### Data section

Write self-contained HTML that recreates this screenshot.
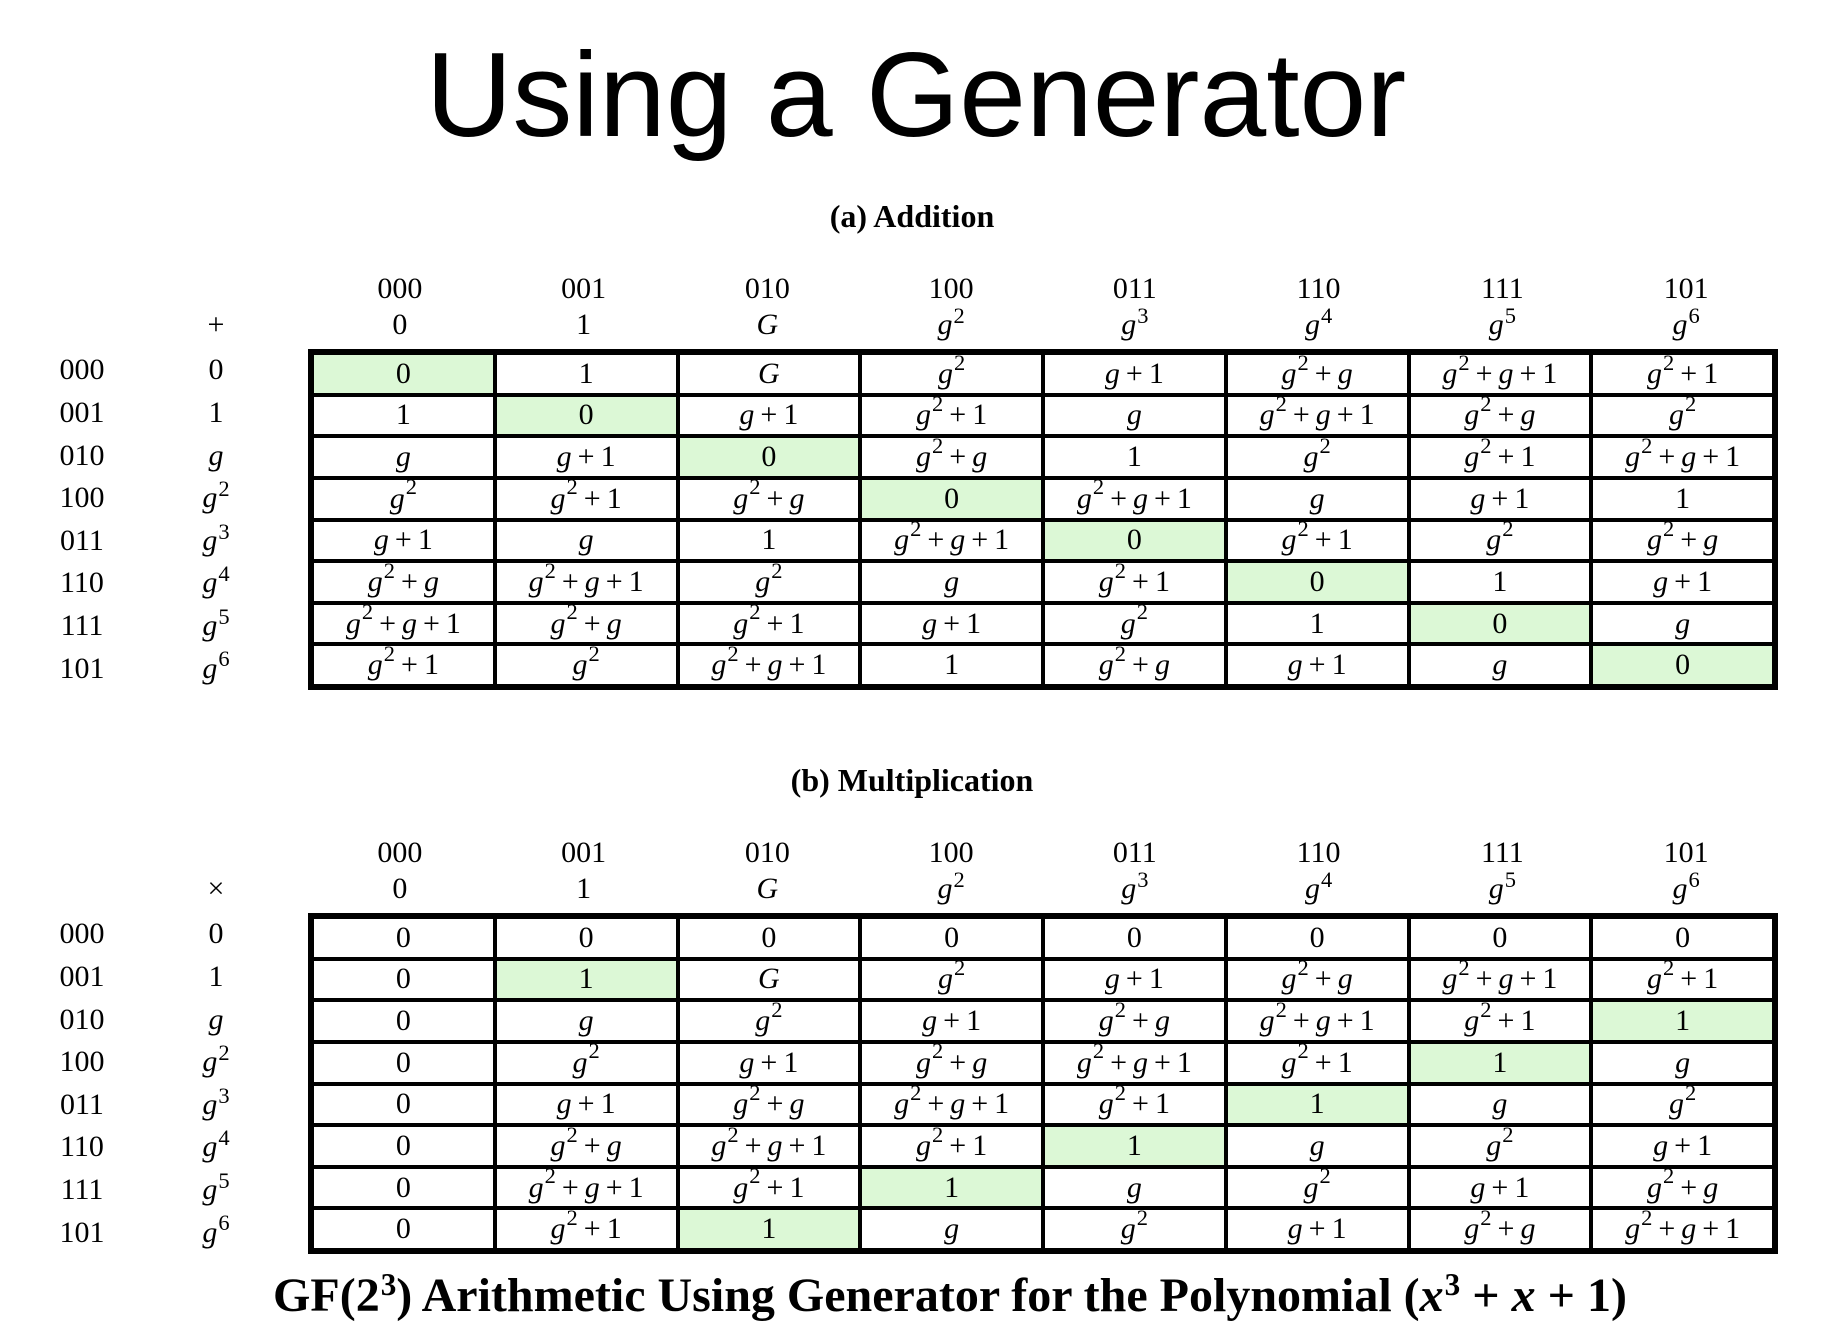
<!DOCTYPE html>
<html><head><meta charset="utf-8"><style>
body{margin:0;width:1848px;height:1330px;background:#fff;position:relative;overflow:hidden;font-family:"Liberation Serif",serif;color:#000}
.abs{position:absolute}
#title{left:0;width:1848px;top:30px;text-align:center;font-family:"Liberation Sans","Noto Sans CJK KR",sans-serif;font-size:120px;line-height:130px;margin-left:-8px}
.sub{left:0;width:1848px;text-align:center;font-weight:bold;font-size:32px;margin-left:-12px}
.t{font-size:30px;text-align:center;line-height:34px;white-space:nowrap}
i{font-style:italic}
sup{font-size:75%;vertical-align:0;position:relative;top:-0.5em;margin-left:1px}
.pl{margin:0 6px}
.grid{border:4px solid #000;box-sizing:border-box}
.cell{box-sizing:border-box;border:2px solid #000;display:flex;align-items:center;justify-content:center;font-size:30px;white-space:nowrap}
.green{background:#dcf8d6}
#caption{left:0;width:1848px;top:1268px;text-align:center;font-weight:bold;font-size:48px;margin-left:26px}
#caption sup{font-size:65%}
</style></head><body>
<div id="title" class="abs">Using a Generator</div>
<div class="abs sub" style="top:198px">(a) Addition</div>
<div class="abs sub" style="top:762px">(b) Multiplication</div>
<div id="caption" class="abs">GF(2<sup>3</sup>) Arithmetic Using Generator for the Polynomial (<i>x</i><sup>3</sup> + <i>x</i> + 1)</div>
<script>
const binLabels=["000","001","010","100","011","110","111","101"];
const genLabels=["0","1","g","g^2","g^3","g^4","g^5","g^6"];
const colGen=["0","1","G","g^2","g^3","g^4","g^5","g^6"];
const addRows=[
["0","1","G","g^2","g+1","g^2+g","g^2+g+1","g^2+1"],
["1","0","g+1","g^2+1","g","g^2+g+1","g^2+g","g^2"],
["g","g+1","0","g^2+g","1","g^2","g^2+1","g^2+g+1"],
["g^2","g^2+1","g^2+g","0","g^2+g+1","g","g+1","1"],
["g+1","g","1","g^2+g+1","0","g^2+1","g^2","g^2+g"],
["g^2+g","g^2+g+1","g^2","g","g^2+1","0","1","g+1"],
["g^2+g+1","g^2+g","g^2+1","g+1","g^2","1","0","g"],
["g^2+1","g^2","g^2+g+1","1","g^2+g","g+1","g","0"]];
const mulRows=[
["0","0","0","0","0","0","0","0"],
["0","1","G","g^2","g+1","g^2+g","g^2+g+1","g^2+1"],
["0","g","g^2","g+1","g^2+g","g^2+g+1","g^2+1","1"],
["0","g^2","g+1","g^2+g","g^2+g+1","g^2+1","1","g"],
["0","g+1","g^2+g","g^2+g+1","g^2+1","1","g","g^2"],
["0","g^2+g","g^2+g+1","g^2+1","1","g","g^2","g+1"],
["0","g^2+g+1","g^2+1","1","g","g^2","g+1","g^2+g"],
["0","g^2+1","1","g","g^2","g+1","g^2+g","g^2+g+1"]];
function fmt(s){
  return s.split("+").map(p=>{
    if(p==="G")return "<i>G</i>";
    if(p.startsWith("g")){const e=p.split("^")[1];return "<i>g</i>"+(e?"<sup>"+e+"</sup>":"");}
    return p;}).join('<span class="pl">+</span>');
}
function table(name,op,rows,top,highlight){
  const L=308,R=1778,T=top,B=top+341,cw=(R-L)/8,rh=(B-T)/8;
  function txt(x,y,w,html,nm){const d=document.createElement('div');d.className='abs t';
    d.style.left=(x-w/2)+'px';d.style.top=(y-17)+'px';d.style.width=w+'px';d.innerHTML=html;
    
    
    document.body.appendChild(d);}
  for(let c=0;c<8;c++){
    txt(L+cw*(c+.5),T-60,cw,binLabels[c],name+'-col-bin-'+c);
    txt(L+cw*(c+.5),T-24,cw,fmt(colGen[c]),name+'-col-gen-'+c);
  }
  txt(216,T-24,60,op,name+'-operator');
  for(let r=0;r<8;r++){
    txt(82,T+rh*(r+.5),100,binLabels[r],name+'-row-bin-'+r);
    txt(216,T+rh*(r+.5),60,fmt(genLabels[r]),name+'-row-gen-'+r);
  }
  const g=document.createElement('div');g.className='abs grid';
  g.style.cssText+=`left:${L}px;top:${T}px;width:${R-L}px;height:${B-T}px;display:grid;grid-template-columns:repeat(8,1fr);grid-template-rows:repeat(8,1fr)`;
  
  
  for(let r=0;r<8;r++)for(let c=0;c<8;c++){
    const d=document.createElement('div');d.className='cell'+(highlight(r,c,rows[r][c])?' green':'');
    d.innerHTML=fmt(rows[r][c]);
    
    
    g.appendChild(d);
  }
  document.body.appendChild(g);
}
table('addition','+',addRows,349,(r,c)=>r===c);
table('multiplication','×',mulRows,913,(r,c,v)=>v==="1");
</script>
</body></html>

### Exercise prompt
Give the data again exactly as written, with all pictures left out.

### Exercise output
Write self-contained HTML that recreates this screenshot.
<!DOCTYPE html>
<html><head><meta charset="utf-8"><style>
body{margin:0;width:1848px;height:1330px;background:#fff;position:relative;overflow:hidden;font-family:"Liberation Serif",serif;color:#000}
.abs{position:absolute}
#title{left:0;width:1848px;top:30px;text-align:center;font-family:"Liberation Sans","Noto Sans CJK KR",sans-serif;font-size:120px;line-height:130px;margin-left:-8px}
.sub{left:0;width:1848px;text-align:center;font-weight:bold;font-size:32px;margin-left:-12px}
.t{font-size:30px;text-align:center;line-height:34px;white-space:nowrap}
i{font-style:italic}
sup{font-size:75%;vertical-align:0;position:relative;top:-0.5em;margin-left:1px}
.pl{margin:0 6px}
.grid{border:4px solid #000;box-sizing:border-box}
.cell{box-sizing:border-box;border:2px solid #000;display:flex;align-items:center;justify-content:center;font-size:30px;white-space:nowrap}
.green{background:#dcf8d6}
#caption{left:0;width:1848px;top:1268px;text-align:center;font-weight:bold;font-size:48px;margin-left:26px}
#caption sup{font-size:65%}
</style></head><body>
<div id="title" class="abs">Using a Generator</div>
<div class="abs sub" style="top:198px">(a) Addition</div>
<div class="abs sub" style="top:762px">(b) Multiplication</div>
<div id="caption" class="abs">GF(2<sup>3</sup>) Arithmetic Using Generator for the Polynomial (<i>x</i><sup>3</sup> + <i>x</i> + 1)</div>
<script>
const binLabels=["000","001","010","100","011","110","111","101"];
const genLabels=["0","1","g","g^2","g^3","g^4","g^5","g^6"];
const colGen=["0","1","G","g^2","g^3","g^4","g^5","g^6"];
const addRows=[
["0","1","G","g^2","g+1","g^2+g","g^2+g+1","g^2+1"],
["1","0","g+1","g^2+1","g","g^2+g+1","g^2+g","g^2"],
["g","g+1","0","g^2+g","1","g^2","g^2+1","g^2+g+1"],
["g^2","g^2+1","g^2+g","0","g^2+g+1","g","g+1","1"],
["g+1","g","1","g^2+g+1","0","g^2+1","g^2","g^2+g"],
["g^2+g","g^2+g+1","g^2","g","g^2+1","0","1","g+1"],
["g^2+g+1","g^2+g","g^2+1","g+1","g^2","1","0","g"],
["g^2+1","g^2","g^2+g+1","1","g^2+g","g+1","g","0"]];
const mulRows=[
["0","0","0","0","0","0","0","0"],
["0","1","G","g^2","g+1","g^2+g","g^2+g+1","g^2+1"],
["0","g","g^2","g+1","g^2+g","g^2+g+1","g^2+1","1"],
["0","g^2","g+1","g^2+g","g^2+g+1","g^2+1","1","g"],
["0","g+1","g^2+g","g^2+g+1","g^2+1","1","g","g^2"],
["0","g^2+g","g^2+g+1","g^2+1","1","g","g^2","g+1"],
["0","g^2+g+1","g^2+1","1","g","g^2","g+1","g^2+g"],
["0","g^2+1","1","g","g^2","g+1","g^2+g","g^2+g+1"]];
function fmt(s){
  return s.split("+").map(p=>{
    if(p==="G")return "<i>G</i>";
    if(p.startsWith("g")){const e=p.split("^")[1];return "<i>g</i>"+(e?"<sup>"+e+"</sup>":"");}
    return p;}).join('<span class="pl">+</span>');
}
function table(name,op,rows,top,highlight){
  const L=308,R=1778,T=top,B=top+341,cw=(R-L)/8,rh=(B-T)/8;
  function txt(x,y,w,html,nm){const d=document.createElement('div');d.className='abs t';
    d.style.left=(x-w/2)+'px';d.style.top=(y-17)+'px';d.style.width=w+'px';d.innerHTML=html;
    
    
    document.body.appendChild(d);}
  for(let c=0;c<8;c++){
    txt(L+cw*(c+.5),T-60,cw,binLabels[c],name+'-col-bin-'+c);
    txt(L+cw*(c+.5),T-24,cw,fmt(colGen[c]),name+'-col-gen-'+c);
  }
  txt(216,T-24,60,op,name+'-operator');
  for(let r=0;r<8;r++){
    txt(82,T+rh*(r+.5),100,binLabels[r],name+'-row-bin-'+r);
    txt(216,T+rh*(r+.5),60,fmt(genLabels[r]),name+'-row-gen-'+r);
  }
  const g=document.createElement('div');g.className='abs grid';
  g.style.cssText+=`left:${L}px;top:${T}px;width:${R-L}px;height:${B-T}px;display:grid;grid-template-columns:repeat(8,1fr);grid-template-rows:repeat(8,1fr)`;
  
  
  for(let r=0;r<8;r++)for(let c=0;c<8;c++){
    const d=document.createElement('div');d.className='cell'+(highlight(r,c,rows[r][c])?' green':'');
    d.innerHTML=fmt(rows[r][c]);
    
    
    g.appendChild(d);
  }
  document.body.appendChild(g);
}
table('addition','+',addRows,349,(r,c)=>r===c);
table('multiplication','×',mulRows,913,(r,c,v)=>v==="1");
</script>
</body></html>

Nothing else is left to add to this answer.